*** Collected data
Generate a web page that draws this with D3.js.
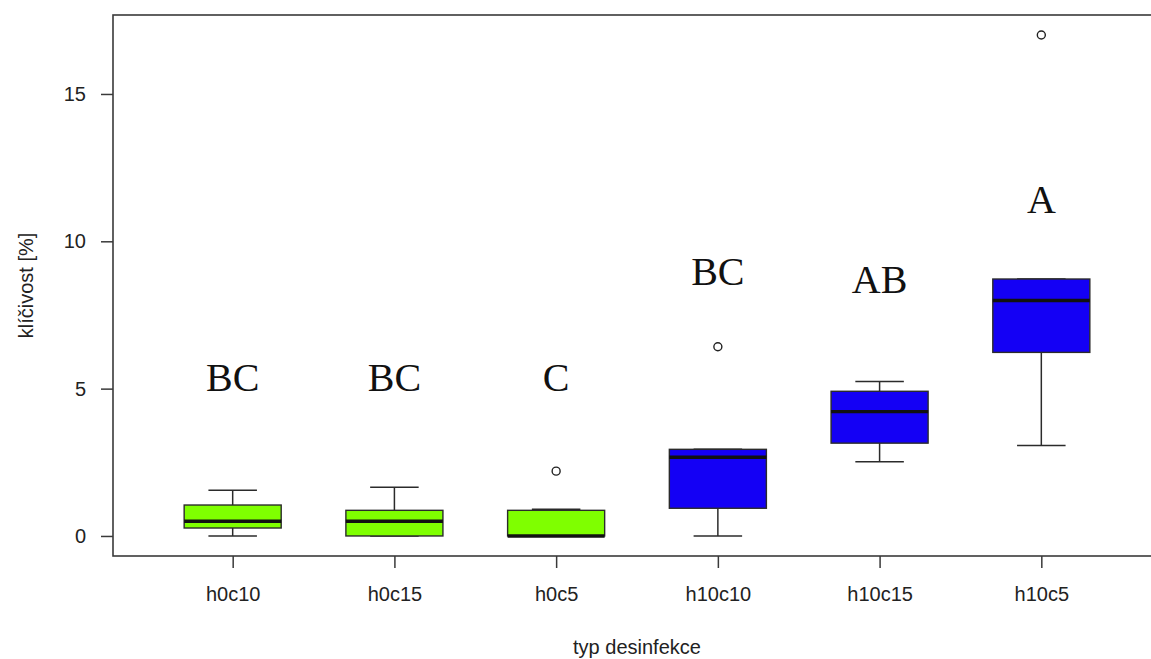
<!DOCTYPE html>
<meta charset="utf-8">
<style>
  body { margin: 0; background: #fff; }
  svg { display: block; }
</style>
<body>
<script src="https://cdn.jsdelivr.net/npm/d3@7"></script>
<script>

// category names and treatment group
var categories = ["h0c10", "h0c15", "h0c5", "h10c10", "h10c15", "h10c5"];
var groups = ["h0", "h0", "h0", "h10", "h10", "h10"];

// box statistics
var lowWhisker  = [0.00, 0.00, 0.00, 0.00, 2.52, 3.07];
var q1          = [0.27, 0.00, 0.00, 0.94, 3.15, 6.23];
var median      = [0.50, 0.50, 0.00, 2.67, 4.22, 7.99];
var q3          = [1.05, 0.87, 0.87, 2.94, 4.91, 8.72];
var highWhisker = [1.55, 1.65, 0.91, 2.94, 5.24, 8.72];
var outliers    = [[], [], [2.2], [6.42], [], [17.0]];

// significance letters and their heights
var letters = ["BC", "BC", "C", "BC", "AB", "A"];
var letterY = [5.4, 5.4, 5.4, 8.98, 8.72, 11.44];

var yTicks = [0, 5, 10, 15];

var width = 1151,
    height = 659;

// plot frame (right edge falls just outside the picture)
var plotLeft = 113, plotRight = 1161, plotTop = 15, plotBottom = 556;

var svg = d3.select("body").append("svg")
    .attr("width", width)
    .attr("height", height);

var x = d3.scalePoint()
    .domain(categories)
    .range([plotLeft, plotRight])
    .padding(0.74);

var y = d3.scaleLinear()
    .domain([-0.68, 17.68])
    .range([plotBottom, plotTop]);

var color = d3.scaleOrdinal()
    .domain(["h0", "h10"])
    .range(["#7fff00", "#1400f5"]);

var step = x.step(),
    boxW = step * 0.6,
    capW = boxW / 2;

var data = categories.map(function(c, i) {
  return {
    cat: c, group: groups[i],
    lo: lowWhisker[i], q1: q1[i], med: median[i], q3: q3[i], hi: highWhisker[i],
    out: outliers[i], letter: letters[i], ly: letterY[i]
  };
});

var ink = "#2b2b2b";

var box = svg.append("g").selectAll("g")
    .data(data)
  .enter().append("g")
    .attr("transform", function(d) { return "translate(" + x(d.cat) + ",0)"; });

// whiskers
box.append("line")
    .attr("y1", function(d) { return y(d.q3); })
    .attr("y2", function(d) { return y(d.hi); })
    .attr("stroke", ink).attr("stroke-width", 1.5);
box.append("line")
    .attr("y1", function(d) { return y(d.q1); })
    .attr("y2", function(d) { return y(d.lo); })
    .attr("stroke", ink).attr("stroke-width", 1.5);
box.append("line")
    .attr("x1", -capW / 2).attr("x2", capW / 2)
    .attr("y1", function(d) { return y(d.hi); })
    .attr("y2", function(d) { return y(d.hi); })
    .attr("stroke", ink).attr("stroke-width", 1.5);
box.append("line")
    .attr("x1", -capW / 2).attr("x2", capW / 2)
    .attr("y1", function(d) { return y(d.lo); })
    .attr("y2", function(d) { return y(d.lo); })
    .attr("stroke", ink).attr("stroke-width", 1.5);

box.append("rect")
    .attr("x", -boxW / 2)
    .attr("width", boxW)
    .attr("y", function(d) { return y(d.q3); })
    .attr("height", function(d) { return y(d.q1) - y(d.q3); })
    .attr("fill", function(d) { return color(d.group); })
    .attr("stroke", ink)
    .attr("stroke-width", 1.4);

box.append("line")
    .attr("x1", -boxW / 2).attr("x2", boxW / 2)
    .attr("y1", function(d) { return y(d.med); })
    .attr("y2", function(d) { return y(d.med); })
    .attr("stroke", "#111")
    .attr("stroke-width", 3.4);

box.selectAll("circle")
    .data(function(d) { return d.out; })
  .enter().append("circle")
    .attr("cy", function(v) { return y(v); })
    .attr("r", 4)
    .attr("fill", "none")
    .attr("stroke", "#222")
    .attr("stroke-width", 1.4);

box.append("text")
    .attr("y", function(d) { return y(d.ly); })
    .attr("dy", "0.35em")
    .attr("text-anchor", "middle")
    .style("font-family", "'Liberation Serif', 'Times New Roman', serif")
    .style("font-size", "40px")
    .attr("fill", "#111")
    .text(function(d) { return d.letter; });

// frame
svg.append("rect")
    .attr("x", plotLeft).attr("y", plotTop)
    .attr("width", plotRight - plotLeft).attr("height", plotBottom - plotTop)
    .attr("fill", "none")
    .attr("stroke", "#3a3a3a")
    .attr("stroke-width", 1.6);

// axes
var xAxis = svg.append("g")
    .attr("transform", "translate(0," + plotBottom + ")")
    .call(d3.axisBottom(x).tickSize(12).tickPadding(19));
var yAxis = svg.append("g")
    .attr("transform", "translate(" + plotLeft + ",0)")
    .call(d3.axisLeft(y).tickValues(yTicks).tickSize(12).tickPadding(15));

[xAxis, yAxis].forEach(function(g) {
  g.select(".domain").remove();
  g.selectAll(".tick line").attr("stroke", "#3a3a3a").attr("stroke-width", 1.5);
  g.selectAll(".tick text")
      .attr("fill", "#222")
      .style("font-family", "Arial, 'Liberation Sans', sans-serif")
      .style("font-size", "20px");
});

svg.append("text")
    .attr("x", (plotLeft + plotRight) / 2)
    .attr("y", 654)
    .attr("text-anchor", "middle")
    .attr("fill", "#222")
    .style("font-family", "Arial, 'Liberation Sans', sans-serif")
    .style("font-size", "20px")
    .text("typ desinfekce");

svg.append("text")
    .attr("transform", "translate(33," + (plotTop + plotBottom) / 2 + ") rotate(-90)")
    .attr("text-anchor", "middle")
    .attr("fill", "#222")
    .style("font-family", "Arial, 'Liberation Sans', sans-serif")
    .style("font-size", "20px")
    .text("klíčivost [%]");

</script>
******
◆ What to work on ◆
Except for the pictures, copy the material above exactly.

◆ Correct answer ◆
Generate a web page that draws this with D3.js.
<!DOCTYPE html>
<meta charset="utf-8">
<style>
  body { margin: 0; background: #fff; }
  svg { display: block; }
</style>
<body>
<script src="https://cdn.jsdelivr.net/npm/d3@7"></script>
<script>

// category names and treatment group
var categories = ["h0c10", "h0c15", "h0c5", "h10c10", "h10c15", "h10c5"];
var groups = ["h0", "h0", "h0", "h10", "h10", "h10"];

// box statistics
var lowWhisker  = [0.00, 0.00, 0.00, 0.00, 2.52, 3.07];
var q1          = [0.27, 0.00, 0.00, 0.94, 3.15, 6.23];
var median      = [0.50, 0.50, 0.00, 2.67, 4.22, 7.99];
var q3          = [1.05, 0.87, 0.87, 2.94, 4.91, 8.72];
var highWhisker = [1.55, 1.65, 0.91, 2.94, 5.24, 8.72];
var outliers    = [[], [], [2.2], [6.42], [], [17.0]];

// significance letters and their heights
var letters = ["BC", "BC", "C", "BC", "AB", "A"];
var letterY = [5.4, 5.4, 5.4, 8.98, 8.72, 11.44];

var yTicks = [0, 5, 10, 15];

var width = 1151,
    height = 659;

// plot frame (right edge falls just outside the picture)
var plotLeft = 113, plotRight = 1161, plotTop = 15, plotBottom = 556;

var svg = d3.select("body").append("svg")
    .attr("width", width)
    .attr("height", height);

var x = d3.scalePoint()
    .domain(categories)
    .range([plotLeft, plotRight])
    .padding(0.74);

var y = d3.scaleLinear()
    .domain([-0.68, 17.68])
    .range([plotBottom, plotTop]);

var color = d3.scaleOrdinal()
    .domain(["h0", "h10"])
    .range(["#7fff00", "#1400f5"]);

var step = x.step(),
    boxW = step * 0.6,
    capW = boxW / 2;

var data = categories.map(function(c, i) {
  return {
    cat: c, group: groups[i],
    lo: lowWhisker[i], q1: q1[i], med: median[i], q3: q3[i], hi: highWhisker[i],
    out: outliers[i], letter: letters[i], ly: letterY[i]
  };
});

var ink = "#2b2b2b";

var box = svg.append("g").selectAll("g")
    .data(data)
  .enter().append("g")
    .attr("transform", function(d) { return "translate(" + x(d.cat) + ",0)"; });

// whiskers
box.append("line")
    .attr("y1", function(d) { return y(d.q3); })
    .attr("y2", function(d) { return y(d.hi); })
    .attr("stroke", ink).attr("stroke-width", 1.5);
box.append("line")
    .attr("y1", function(d) { return y(d.q1); })
    .attr("y2", function(d) { return y(d.lo); })
    .attr("stroke", ink).attr("stroke-width", 1.5);
box.append("line")
    .attr("x1", -capW / 2).attr("x2", capW / 2)
    .attr("y1", function(d) { return y(d.hi); })
    .attr("y2", function(d) { return y(d.hi); })
    .attr("stroke", ink).attr("stroke-width", 1.5);
box.append("line")
    .attr("x1", -capW / 2).attr("x2", capW / 2)
    .attr("y1", function(d) { return y(d.lo); })
    .attr("y2", function(d) { return y(d.lo); })
    .attr("stroke", ink).attr("stroke-width", 1.5);

box.append("rect")
    .attr("x", -boxW / 2)
    .attr("width", boxW)
    .attr("y", function(d) { return y(d.q3); })
    .attr("height", function(d) { return y(d.q1) - y(d.q3); })
    .attr("fill", function(d) { return color(d.group); })
    .attr("stroke", ink)
    .attr("stroke-width", 1.4);

box.append("line")
    .attr("x1", -boxW / 2).attr("x2", boxW / 2)
    .attr("y1", function(d) { return y(d.med); })
    .attr("y2", function(d) { return y(d.med); })
    .attr("stroke", "#111")
    .attr("stroke-width", 3.4);

box.selectAll("circle")
    .data(function(d) { return d.out; })
  .enter().append("circle")
    .attr("cy", function(v) { return y(v); })
    .attr("r", 4)
    .attr("fill", "none")
    .attr("stroke", "#222")
    .attr("stroke-width", 1.4);

box.append("text")
    .attr("y", function(d) { return y(d.ly); })
    .attr("dy", "0.35em")
    .attr("text-anchor", "middle")
    .style("font-family", "'Liberation Serif', 'Times New Roman', serif")
    .style("font-size", "40px")
    .attr("fill", "#111")
    .text(function(d) { return d.letter; });

// frame
svg.append("rect")
    .attr("x", plotLeft).attr("y", plotTop)
    .attr("width", plotRight - plotLeft).attr("height", plotBottom - plotTop)
    .attr("fill", "none")
    .attr("stroke", "#3a3a3a")
    .attr("stroke-width", 1.6);

// axes
var xAxis = svg.append("g")
    .attr("transform", "translate(0," + plotBottom + ")")
    .call(d3.axisBottom(x).tickSize(12).tickPadding(19));
var yAxis = svg.append("g")
    .attr("transform", "translate(" + plotLeft + ",0)")
    .call(d3.axisLeft(y).tickValues(yTicks).tickSize(12).tickPadding(15));

[xAxis, yAxis].forEach(function(g) {
  g.select(".domain").remove();
  g.selectAll(".tick line").attr("stroke", "#3a3a3a").attr("stroke-width", 1.5);
  g.selectAll(".tick text")
      .attr("fill", "#222")
      .style("font-family", "Arial, 'Liberation Sans', sans-serif")
      .style("font-size", "20px");
});

svg.append("text")
    .attr("x", (plotLeft + plotRight) / 2)
    .attr("y", 654)
    .attr("text-anchor", "middle")
    .attr("fill", "#222")
    .style("font-family", "Arial, 'Liberation Sans', sans-serif")
    .style("font-size", "20px")
    .text("typ desinfekce");

svg.append("text")
    .attr("transform", "translate(33," + (plotTop + plotBottom) / 2 + ") rotate(-90)")
    .attr("text-anchor", "middle")
    .attr("fill", "#222")
    .style("font-family", "Arial, 'Liberation Sans', sans-serif")
    .style("font-size", "20px")
    .text("klíčivost [%]");

</script>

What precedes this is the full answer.